A source inside the opposition Syrian National Council said a growing number of its members are pushing to openly endorse armed insurrection against the government.
But they faced resistance from those dealing diplomatically with Western powers and calling for UN support or foreign intervention in Syria. The United Nations says at least 5,000 Syrians have been killed the revolt, inspired by other Arab uprisings this year that have toppled three dictators, broke out in March - and an estimated one-third of deaths have occurred in and around Homs.
The Syrian authorities blame the violence on foreign-backed armed Islamists who they say have killed 2,000 members of the security forces.
After six weeks of stalling, Damascus signed a protocol this month to admit the Arab League monitors. Assad, 46, succeeded his father in 2000 to carry on a dynasty that has ruled for 41 years.
He has responded to popular calls to step down with a mixture of force and promises of reform, announcing an end to a state of emergency and promising a parliamentary election in February.

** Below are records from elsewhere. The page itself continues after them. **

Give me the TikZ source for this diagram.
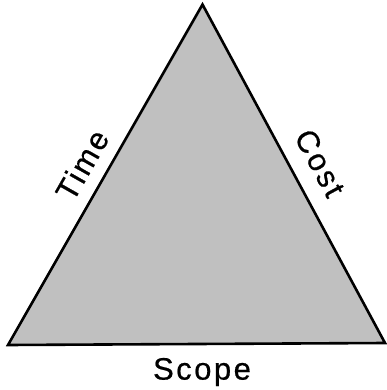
\documentclass[tikz,border=0pt]{standalone}
\usepackage{fontspec}
\setmainfont{Liberation Sans}[FakeBold=0.6]
\begin{document}
\begin{tikzpicture}[x=1pt,y=-1pt,
  edge/.style={draw=black,line width=2.6pt,line join=miter,fill={rgb,255:red,192;green,192;blue,192}},
  lbl/.style={inner sep=0pt,font=\fontsize{31}{31}\selectfont\addfontfeature{LetterSpace=8}}]
\useasboundingbox (0,0) rectangle (386,390);
\coordinate (T) at (202.5,4.5);
\coordinate (L) at (8,345);
\coordinate (R) at (385,343);
\path[edge] (T) -- (L) -- (R) -- cycle;
\node[lbl,rotate=60.4] (time) at (82,165) {Time};
\node[lbl,rotate=-61.6] (cost) at (320,163) {Cost};
\node[lbl] (scope) at (202,372) {Scope};
\end{tikzpicture}
\end{document}
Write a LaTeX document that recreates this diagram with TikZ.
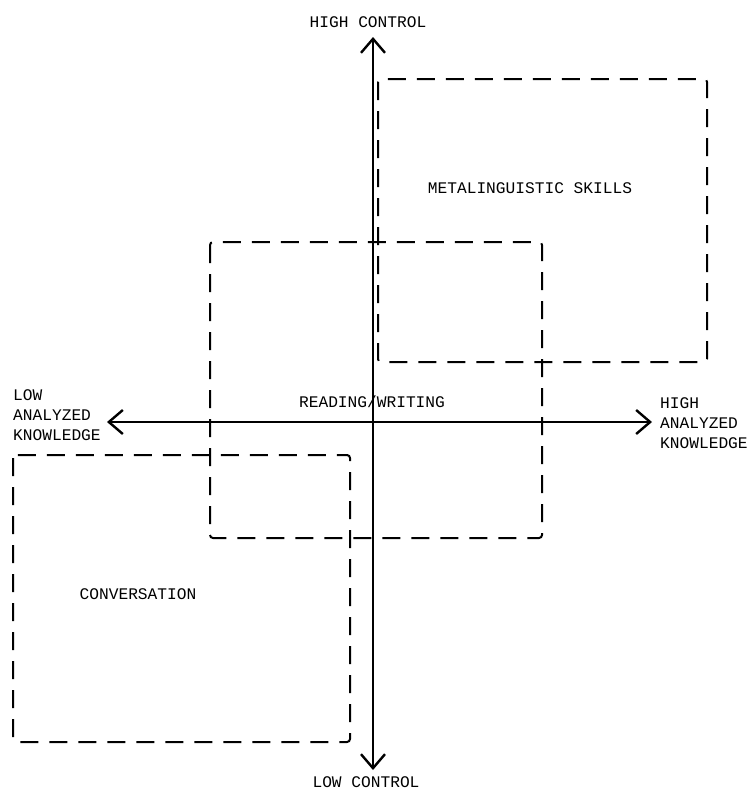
\documentclass[tikz,border=0pt]{standalone}
\usepackage{fontspec}
\setmonofont{Liberation Mono}
\usetikzlibrary{arrows.meta}

\begin{document}
\begin{tikzpicture}[x=1pt, y=-1pt,
    axis/.style={line width=2.6pt, {Straight Barb[length=14pt,width=24pt,line width=2.4pt]}-{Straight Barb[length=14pt,width=24pt,line width=2.4pt]}},
    region/.style={line width=2pt, dash pattern=on 18pt off 11pt, rounded corners=3pt},
    lbl/.style={font=\ttfamily\fontsize{16.2}{20}\selectfont, inner sep=0pt},
  ]
  \useasboundingbox (0,0) rectangle (752,793);

  % Regions
  \draw[region] (378,79) rectangle (707,362);
  \draw[region] (210,242) rectangle (542,538);
  \draw[region] (13,455) rectangle (350,742);

  % Axis ends
  \coordinate (top) at (373,37);
  \coordinate (bottom) at (373,770);
  \coordinate (left) at (107,422);
  \coordinate (right) at (652,422);

  % Axes
  \draw[axis] (bottom) -- (top);
  \draw[axis] (left) -- (right);

  % Axis labels
  \node[lbl] (hc) at (368,22) {HIGH CONTROL};
  \node[lbl] (lc) at (366,782) {LOW CONTROL};
  \node[lbl, anchor=west, align=left] (lak) at (13,415) {LOW\\ANALYZED\\KNOWLEDGE};
  \node[lbl, anchor=west, align=left] (hak) at (660,423) {HIGH\\ANALYZED\\KNOWLEDGE};

  % Region labels
  \node[lbl] (meta) at (530,188) {METALINGUISTIC SKILLS};
  \node[lbl] (rw) at (372,402) {READING/WRITING};
  \node[lbl] (conv) at (138,594) {CONVERSATION};
\end{tikzpicture}
\end{document}
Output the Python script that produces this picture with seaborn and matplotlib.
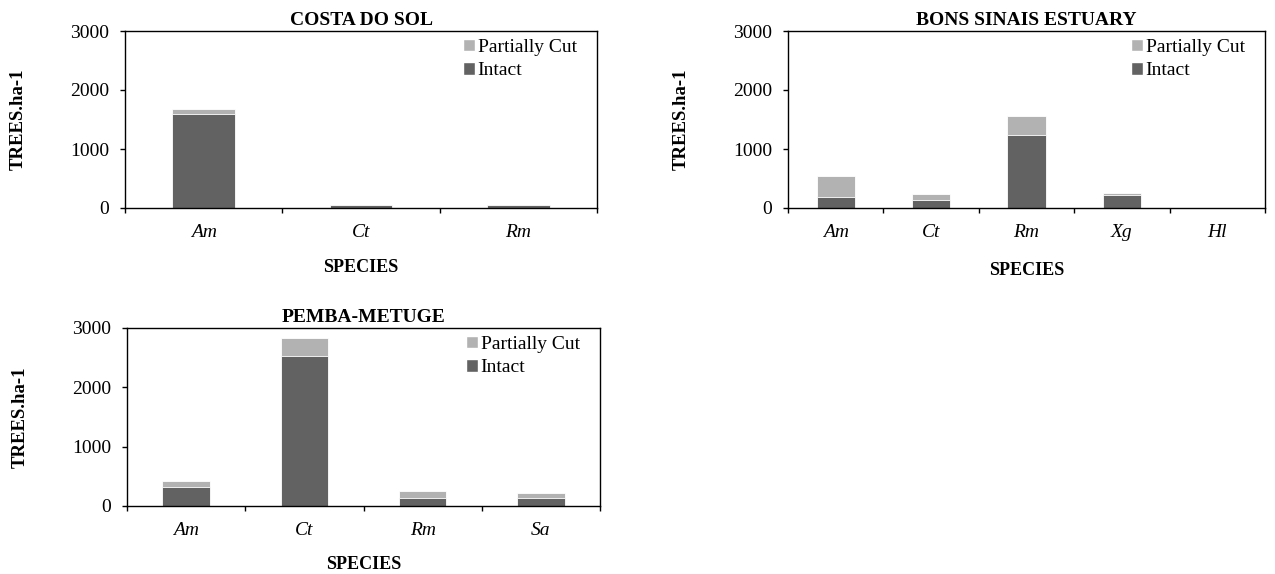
import matplotlib
matplotlib.use("Agg")
import matplotlib.pyplot as plt
import seaborn as sns
import pandas as pd
from matplotlib.patches import Patch

sns.set_theme(style="white")
plt.rcParams['font.family'] = ['Liberation Serif', 'DejaVu Serif']
plt.rcParams['text.color'] = 'black'
plt.rcParams['axes.labelcolor'] = 'black'
plt.rcParams['xtick.color'] = 'black'
plt.rcParams['ytick.color'] = 'black'

# ---- data ----
titles = ["COSTA DO SOL", "BONS SINAIS ESTUARY", "PEMBA-METUGE"]
species_cds = ["Am", "Ct", "Rm"]
intact_cds = [1600, 50, 50]
partial_cds = [85, 5, 5]

species_bse = ["Am", "Ct", "Rm", "Xg", "Hl"]
intact_bse = [180, 130, 1235, 225, 5]
partial_bse = [355, 105, 330, 35, 3]

species_pm = ["Am", "Ct", "Rm", "Sa"]
intact_pm = [315, 2530, 140, 140]
partial_pm = [100, 300, 110, 85]

yticks = [0, 1000, 2000, 3000]
c_intact = "#626262"
c_partial = "#b2b2b2"

W, H = 1275, 574
fig = plt.figure(figsize=(W / 100, H / 100), dpi=100)

# pixel boxes (left, top, right, bottom)
boxes = [(125, 31, 597, 208), (788, 31, 1265, 208), (127, 328, 600, 506)]
datasets = [(species_cds, intact_cds, partial_cds),
            (species_bse, intact_bse, partial_bse),
            (species_pm, intact_pm, partial_pm)]
xlabel_pad = [51, 54, 50]

for (l, t, r, b), title, (sp, it, pc), xp in zip(boxes, titles, datasets, xlabel_pad):
    ax = fig.add_axes([l / W, 1 - b / H, (r - l) / W, (b - t) / H])
    df = pd.DataFrame({"species": sp, "intact": it, "partial": pc})
    df["total"] = df["intact"] + df["partial"]
    sns.barplot(data=df, x="species", y="total", color=c_partial, width=0.4,
                saturation=1, ax=ax, edgecolor="white", linewidth=0.6)
    sns.barplot(data=df, x="species", y="intact", color=c_intact, width=0.4,
                saturation=1, ax=ax, edgecolor="white", linewidth=0.6)
    n = len(sp)
    ax.set_xlim(-0.5, n - 0.5)
    ax.set_ylim(0, 3000)
    ax.set_yticks(yticks)
    ax.set_yticklabels([str(v) for v in yticks], fontsize=14)
    ax.set_xticks(range(n))
    ax.set_xticklabels(sp, fontsize=14, style="italic")
    ax.set_xticks([i - 0.5 for i in range(n + 1)], minor=True)
    ax.tick_params(axis="x", which="major", bottom=True, length=0, pad=11.5)
    ax.tick_params(axis="x", which="minor", bottom=True, length=3.6, width=1,
                   direction="out", color="black")
    ax.tick_params(axis="y", which="major", left=True, length=3.6, width=1,
                   direction="out", color="black", pad=8)
    for s in ax.spines.values():
        s.set_visible(True)
        s.set_color("black")
        s.set_linewidth(1.0)
    ax.set_title(title, fontsize=14, fontweight="bold", pad=4.5)
    ax.set_ylabel("TREES.ha-1", fontsize=13.5, fontweight="bold")
    ax.yaxis.set_label_coords(-98 / (r - l), 0.5)
    ax.set_xlabel("SPECIES", fontsize=13, fontweight="bold")
    ax.xaxis.set_label_coords(0.5, -xp / (b - t))
    handles = [Patch(facecolor=c_partial, label="Partially Cut"),
               Patch(facecolor=c_intact, label="Intact")]
    ax.legend(handles=handles, loc="upper left", frameon=False, fontsize=14,
              bbox_to_anchor=(1 - 134 / (r - l), 1 - 8 / (b - t)),
              handlelength=0.6, handleheight=0.6, handletextpad=0.15,
              labelspacing=0.33, borderaxespad=0, borderpad=0)

fig.savefig("out.png", dpi=100, facecolor="white")
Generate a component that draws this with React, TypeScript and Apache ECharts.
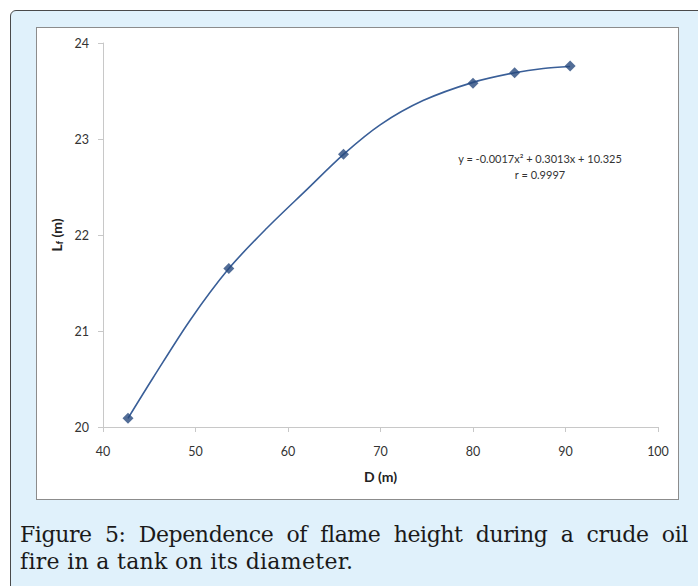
import React, { useEffect, useRef } from "react";
import * as echarts from "echarts";

const diameters = [42.7, 53.6, 66.0, 80.0, 84.5, 90.5];
const flameHeights = [20.09, 21.65, 22.84, 23.58, 23.69, 23.76];
// trendline
const trendX = [42.7, 45.4, 49.4, 53.6, 57.7, 62.0, 66.0, 70.0, 74.6, 80.0, 84.5, 87.6, 90.5];
const trendY = [20.09, 20.51, 21.11, 21.65, 22.07, 22.47, 22.84, 23.15, 23.40, 23.59, 23.69, 23.735, 23.755];
const xTicks = [40, 50, 60, 70, 80, 90, 100];
const yTicks = [20, 21, 22, 23, 24];
const equationText = "y = -0.0017x\u00B2 + 0.3013x + 10.325";
const rText = "r = 0.9997";
const captionLine1 = "Figure 5: Dependence of flame height during a crude oil";
const captionLine2 = "fire in a tank on its diameter.";

export default function App() {
  const ref = useRef<HTMLDivElement>(null);
  useEffect(() => {
    if (!ref.current) return;
    const chart = echarts.init(ref.current, null, { renderer: "svg" });
    const labelFont = "Lato, 'Noto Sans', sans-serif";
    chart.setOption({
      animation: false,
      backgroundColor: "#ffffff",
      grid: { left: 66, right: 20, top: 15, bottom: 72 },
      xAxis: {
        type: "value",
        min: xTicks[0],
        max: xTicks[xTicks.length - 1],
        interval: 10,
        name: "D (m)",
        nameLocation: "middle",
        nameGap: 42,
        nameTextStyle: { fontFamily: labelFont, fontSize: 14, fontWeight: "bold", color: "#222" },
        axisLine: { lineStyle: { color: "#c8c8c8", width: 1 } },
        axisTick: { show: true, inside: false, length: 5, lineStyle: { color: "#c8c8c8" } },
        axisLabel: { margin: 18, fontFamily: labelFont, fontSize: 12.5, color: "#333" },
        splitLine: { show: false },
      },
      yAxis: {
        type: "value",
        min: yTicks[0],
        max: yTicks[yTicks.length - 1],
        interval: 1,
        name: "{a|L}{b|f}{a| (m)}",
        nameLocation: "middle",
        nameRotate: 90,
        nameGap: 35,
        nameTextStyle: {
          rich: {
            a: { fontFamily: labelFont, fontSize: 14, fontWeight: "bold", color: "#222" },
            b: { fontFamily: labelFont, fontSize: 9, fontWeight: "bold", color: "#222", padding: [6, 0, 0, 0] },
          },
        },
        axisLine: { show: true, lineStyle: { color: "#c8c8c8", width: 1 } },
        axisTick: { show: true, inside: false, length: 5, lineStyle: { color: "#c8c8c8" } },
        axisLabel: { margin: 14, fontFamily: labelFont, fontSize: 12.5, color: "#333" },
        splitLine: { show: false },
      },
      series: [
        {
          type: "line",
          data: trendX.map((d, i) => [d, trendY[i]]),
          smooth: 0.3,
          showSymbol: false,
          symbol: "none",
          lineStyle: { color: "#3a5f98", width: 1.6 },
          z: 2,
        },
        {
          type: "scatter",
          data: diameters.map((d, i) => [d, flameHeights[i]]),
          symbol: "diamond",
          symbolSize: 11,
          itemStyle: { color: "#27497d" },
          z: 3,
        },
      ],
      graphic: [
        {
          type: "text",
          x: 503,
          y: 130,
          style: { text: equationText, fontFamily: labelFont, fontSize: 11, fill: "#333", align: "center", verticalAlign: "middle" },
        },
        {
          type: "text",
          x: 503,
          y: 146,
          style: { text: rText, fontFamily: labelFont, fontSize: 11, fill: "#333", align: "center", verticalAlign: "middle" },
        },
      ],
    });
    return () => chart.dispose();
  }, []);

  return (
    <div style={{ position: "absolute", left: 0, top: 0, width: 698, height: 586, overflow: "hidden", background: "#ffffff" }}>
      <div
        style={{
          position: "absolute",
          left: 10,
          top: 10,
          width: 720,
          height: 620,
          boxSizing: "border-box",
          border: "1.5px solid #4a4a4a",
          borderRadius: 6,
          background: "#e0f1fb",
        }}
      />
      <div
        style={{
          position: "absolute",
          left: 36,
          top: 27,
          width: 643,
          height: 473,
          boxSizing: "border-box",
          border: "1px solid #8c8c8c",
          background: "#ffffff",
        }}
      >
        <div ref={ref} style={{ width: 641, height: 471 }} />
      </div>
      <div
        style={{
          position: "absolute",
          left: 20,
          top: 521,
          width: 668,
          fontFamily: "'DejaVu Serif', serif",
          fontSize: 22,
          lineHeight: "27px",
          color: "#1a1a1a",
        }}
      >
        <div style={{ textAlign: "justify", textAlignLast: "justify", whiteSpace: "nowrap" as any, letterSpacing: -0.4 }}>{captionLine1}</div>
        <div style={{ letterSpacing: 0.3 }}>{captionLine2}</div>
      </div>
    </div>
  );
}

The first group of about 50 Arab League monitors, led by Sudanese General Mustafa Dabi, will be divided into five 10-man teams going to five locations. "We're waiting. Let's see," said Homs resident Mohammed.
"We hope they work the way they should. We hope they will be neutral ... If they are neutral they will be condemning everyone but most especially the (Syrian) authorities because they are the ones who should be responsible for protecting people."
Arab League mission chief Dabi reached Damascus on Saturday while the capital was still reeling from suicide bombings the day before that marked an ominous escalation of the violence. Assad's opponents say they suspect his government carried out the Damascus bombings itself to prove to the world that Syria is facing indiscriminate violence by armed Islamists and to intimidate the work of monitors.
"The Assad regime, through the two suicide attacks in Damascus on Friday, has given the Syrian people and Arab states two choices: Either it remains in power or it will confront them with killing and terrorism," said Paris-based Syrian National Council president Burhan Ghalioun.
"The explosions in Damascus carried the signature of the Syrian intelligence forces," he told Asharq Alawsat newspaper.
"But these terrorist operations will not discourage people from continuing the revolution to topple this regime no matter the sacrifices. It is no longer acceptable to blackmail us through terrorism."